WHAT TO DO: Transcribe the full listing exactly, and drop every picture.

* Begin *

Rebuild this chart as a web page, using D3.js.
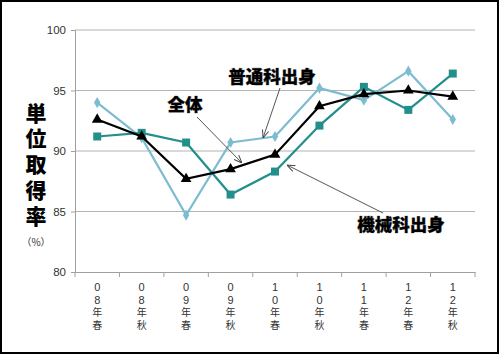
<!DOCTYPE html>
<html><head><meta charset="utf-8">
<script src="https://cdn.jsdelivr.net/npm/d3@7"></script>
<style>body{margin:0;background:#fff}svg{display:block}</style>
</head><body>
<svg id="c" width="500" height="355"></svg>
<script>
const categories = ["08年春","08年秋","09年春","09年秋","10年春","10年秋","11年春","12年春","12年秋"];
const futsuValues = [94.0, 91.1, 84.7, 90.7, 91.2, 95.2, 94.2, 96.6, 92.6];
const kikaiValues = [91.2, 91.5, 90.7, 86.4, 88.3, 92.1, 95.3, 93.4, 96.4];
const zentaiValues = [92.6, 91.2, 87.7, 88.5, 89.7, 93.7, 94.7, 95.0, 94.5];
const yTicks = [80, 85, 90, 95, 100];

const svg = d3.select("#c");
const JP = "'Noto Sans CJK JP','Noto Sans',sans-serif";
const LJP = "'Liberation Sans','Noto Sans CJK JP',sans-serif";
const L = 75, R = 475, T = 30, B = 272;
const x = d3.scaleBand().domain(categories).range([L, R]);
const y = d3.scaleLinear().domain([80, 100]).range([B, T]);
const cx = d => x(d) + x.bandwidth() / 2;

// frame
svg.append("rect").attr("x", 1).attr("y", 1).attr("width", 497).attr("height", 352)
  .attr("fill", "none").attr("stroke", "#000").attr("stroke-width", 2);

// gridlines
svg.append("g").selectAll("line").data(yTicks.filter(t => t > 80)).join("line")
  .attr("x1", L).attr("x2", R).attr("y1", d => y(d)).attr("y2", d => y(d))
  .attr("stroke", "#b4b4b4").attr("stroke-width", 1.2);

// y axis
const ya = svg.append("g").attr("transform", `translate(${L},0)`)
  .call(d3.axisLeft(y).tickValues(yTicks).tickSize(4).tickPadding(5));
ya.select(".domain").attr("stroke", "#a0a0a0");
ya.selectAll(".tick line").attr("stroke", "#a0a0a0");
ya.selectAll("text").attr("font-family", "'Liberation Sans',Arial,sans-serif").attr("font-size", 11.5).attr("fill", "#333");

// x axis
const xa = svg.append("g").attr("transform", `translate(0,${B})`)
  .call(d3.axisBottom(x).tickSize(0).tickFormat(""));
xa.select(".domain").attr("stroke", "#a0a0a0");
const bounds = d3.range(categories.length + 1).map(i => L + i * x.step());
svg.append("g").selectAll("line").data(bounds).join("line")
  .attr("x1", d => d).attr("x2", d => d).attr("y1", B).attr("y2", B + 5)
  .attr("stroke", "#a0a0a0");

// x labels stacked vertically, one character per line
const xl = svg.append("g");
categories.forEach(c => {
  Array.from(c).forEach((ch, i) => {
    const digit = /[0-9]/.test(ch);
    xl.append("text").attr("x", cx(c)).attr("y", 291 + i * 12.6)
      .attr("text-anchor", "middle").attr("font-size", digit ? 11 : 10)
      .attr("font-family", LJP)
      .attr("fill", "#333").text(ch);
  });
});

// y title
Array.from("単位取得率").forEach((ch, i) => {
  svg.append("text").attr("x", 36).attr("y", 113 + i * 25.8).attr("dy", "0.36em")
    .attr("text-anchor", "middle").attr("font-size", 21).attr("font-weight", 900)
    .attr("font-family", LJP).attr("fill", "#000").text(ch);
});
svg.append("text").attr("x", 36).attr("y", 242).attr("dy", "0.35em")
  .attr("text-anchor", "middle").attr("font-size", 10).attr("font-family", JP)
  .attr("fill", "#333").text("（%）");

// series
const line = d3.line().x((d, i) => cx(categories[i])).y(d => y(d));
const series = [
  {name: "普通科出身", values: futsuValues, color: "#7cbcd1", marker: "diamond", size: 36},
  {name: "機械科出身", values: kikaiValues, color: "#238f8d", marker: "square", size: 64},
  {name: "全体", values: zentaiValues, color: "#000000", marker: "triangle", size: 50}
];
const sym = {diamond: d3.symbolDiamond, square: d3.symbolSquare, triangle: d3.symbolTriangle};
series.forEach(s => {
  svg.append("path").datum(s.values).attr("d", line)
    .attr("fill", "none").attr("stroke", s.color).attr("stroke-width", 2.2);
  svg.append("g").selectAll("path").data(s.values).join("path")
    .attr("transform", (d, i) => `translate(${cx(categories[i])},${y(d)})`)
    .attr("d", d3.symbol().type(sym[s.marker]).size(s.size))
    .attr("fill", s.color);
});

// annotations
const defs = svg.append("defs");
defs.append("marker").attr("id", "ah").attr("viewBox", "0 0 10 10").attr("refX", 10).attr("refY", 5)
  .attr("markerWidth", 8).attr("markerHeight", 8).attr("orient", "auto-start-reverse")
  .append("path").attr("d", "M0,1 L10,5 L0,9").attr("fill", "none").attr("stroke", "#444").attr("stroke-width", 1.2);

const notes = [
  {text: "全体", tx: 185, ty: 105, x1: 197, y1: 117, x2: 242, y2: 163},
  {text: "普通科出身", tx: 272, ty: 77, x1: 280, y1: 88, x2: 263, y2: 138},
  {text: "機械科出身", tx: 401, ty: 225, x1: 383, y1: 213, x2: 287, y2: 165}
];
notes.forEach(n => {
  svg.append("line").attr("x1", n.x1).attr("y1", n.y1).attr("x2", n.x2).attr("y2", n.y2)
    .attr("stroke", "#555").attr("stroke-width", 1).attr("marker-end", "url(#ah)");
  svg.append("text").attr("x", n.tx).attr("y", n.ty).attr("dy", "0.36em")
    .attr("text-anchor", "middle").attr("font-size", 17.5).attr("font-weight", 900)
    .attr("font-family", JP).attr("fill", "#000")
    .attr("stroke", "#888").attr("stroke-width", 0.6).attr("paint-order", "stroke")
    .text(n.text);
});
</script>
</body></html>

* End *

WORKED SOLUTION:
Rebuild this chart as a web page, using D3.js.
<!DOCTYPE html>
<html><head><meta charset="utf-8">
<script src="https://cdn.jsdelivr.net/npm/d3@7"></script>
<style>body{margin:0;background:#fff}svg{display:block}</style>
</head><body>
<svg id="c" width="500" height="355"></svg>
<script>
const categories = ["08年春","08年秋","09年春","09年秋","10年春","10年秋","11年春","12年春","12年秋"];
const futsuValues = [94.0, 91.1, 84.7, 90.7, 91.2, 95.2, 94.2, 96.6, 92.6];
const kikaiValues = [91.2, 91.5, 90.7, 86.4, 88.3, 92.1, 95.3, 93.4, 96.4];
const zentaiValues = [92.6, 91.2, 87.7, 88.5, 89.7, 93.7, 94.7, 95.0, 94.5];
const yTicks = [80, 85, 90, 95, 100];

const svg = d3.select("#c");
const JP = "'Noto Sans CJK JP','Noto Sans',sans-serif";
const LJP = "'Liberation Sans','Noto Sans CJK JP',sans-serif";
const L = 75, R = 475, T = 30, B = 272;
const x = d3.scaleBand().domain(categories).range([L, R]);
const y = d3.scaleLinear().domain([80, 100]).range([B, T]);
const cx = d => x(d) + x.bandwidth() / 2;

// frame
svg.append("rect").attr("x", 1).attr("y", 1).attr("width", 497).attr("height", 352)
  .attr("fill", "none").attr("stroke", "#000").attr("stroke-width", 2);

// gridlines
svg.append("g").selectAll("line").data(yTicks.filter(t => t > 80)).join("line")
  .attr("x1", L).attr("x2", R).attr("y1", d => y(d)).attr("y2", d => y(d))
  .attr("stroke", "#b4b4b4").attr("stroke-width", 1.2);

// y axis
const ya = svg.append("g").attr("transform", `translate(${L},0)`)
  .call(d3.axisLeft(y).tickValues(yTicks).tickSize(4).tickPadding(5));
ya.select(".domain").attr("stroke", "#a0a0a0");
ya.selectAll(".tick line").attr("stroke", "#a0a0a0");
ya.selectAll("text").attr("font-family", "'Liberation Sans',Arial,sans-serif").attr("font-size", 11.5).attr("fill", "#333");

// x axis
const xa = svg.append("g").attr("transform", `translate(0,${B})`)
  .call(d3.axisBottom(x).tickSize(0).tickFormat(""));
xa.select(".domain").attr("stroke", "#a0a0a0");
const bounds = d3.range(categories.length + 1).map(i => L + i * x.step());
svg.append("g").selectAll("line").data(bounds).join("line")
  .attr("x1", d => d).attr("x2", d => d).attr("y1", B).attr("y2", B + 5)
  .attr("stroke", "#a0a0a0");

// x labels stacked vertically, one character per line
const xl = svg.append("g");
categories.forEach(c => {
  Array.from(c).forEach((ch, i) => {
    const digit = /[0-9]/.test(ch);
    xl.append("text").attr("x", cx(c)).attr("y", 291 + i * 12.6)
      .attr("text-anchor", "middle").attr("font-size", digit ? 11 : 10)
      .attr("font-family", LJP)
      .attr("fill", "#333").text(ch);
  });
});

// y title
Array.from("単位取得率").forEach((ch, i) => {
  svg.append("text").attr("x", 36).attr("y", 113 + i * 25.8).attr("dy", "0.36em")
    .attr("text-anchor", "middle").attr("font-size", 21).attr("font-weight", 900)
    .attr("font-family", LJP).attr("fill", "#000").text(ch);
});
svg.append("text").attr("x", 36).attr("y", 242).attr("dy", "0.35em")
  .attr("text-anchor", "middle").attr("font-size", 10).attr("font-family", JP)
  .attr("fill", "#333").text("（%）");

// series
const line = d3.line().x((d, i) => cx(categories[i])).y(d => y(d));
const series = [
  {name: "普通科出身", values: futsuValues, color: "#7cbcd1", marker: "diamond", size: 36},
  {name: "機械科出身", values: kikaiValues, color: "#238f8d", marker: "square", size: 64},
  {name: "全体", values: zentaiValues, color: "#000000", marker: "triangle", size: 50}
];
const sym = {diamond: d3.symbolDiamond, square: d3.symbolSquare, triangle: d3.symbolTriangle};
series.forEach(s => {
  svg.append("path").datum(s.values).attr("d", line)
    .attr("fill", "none").attr("stroke", s.color).attr("stroke-width", 2.2);
  svg.append("g").selectAll("path").data(s.values).join("path")
    .attr("transform", (d, i) => `translate(${cx(categories[i])},${y(d)})`)
    .attr("d", d3.symbol().type(sym[s.marker]).size(s.size))
    .attr("fill", s.color);
});

// annotations
const defs = svg.append("defs");
defs.append("marker").attr("id", "ah").attr("viewBox", "0 0 10 10").attr("refX", 10).attr("refY", 5)
  .attr("markerWidth", 8).attr("markerHeight", 8).attr("orient", "auto-start-reverse")
  .append("path").attr("d", "M0,1 L10,5 L0,9").attr("fill", "none").attr("stroke", "#444").attr("stroke-width", 1.2);

const notes = [
  {text: "全体", tx: 185, ty: 105, x1: 197, y1: 117, x2: 242, y2: 163},
  {text: "普通科出身", tx: 272, ty: 77, x1: 280, y1: 88, x2: 263, y2: 138},
  {text: "機械科出身", tx: 401, ty: 225, x1: 383, y1: 213, x2: 287, y2: 165}
];
notes.forEach(n => {
  svg.append("line").attr("x1", n.x1).attr("y1", n.y1).attr("x2", n.x2).attr("y2", n.y2)
    .attr("stroke", "#555").attr("stroke-width", 1).attr("marker-end", "url(#ah)");
  svg.append("text").attr("x", n.tx).attr("y", n.ty).attr("dy", "0.36em")
    .attr("text-anchor", "middle").attr("font-size", 17.5).attr("font-weight", 900)
    .attr("font-family", JP).attr("fill", "#000")
    .attr("stroke", "#888").attr("stroke-width", 0.6).attr("paint-order", "stroke")
    .text(n.text);
});
</script>
</body></html>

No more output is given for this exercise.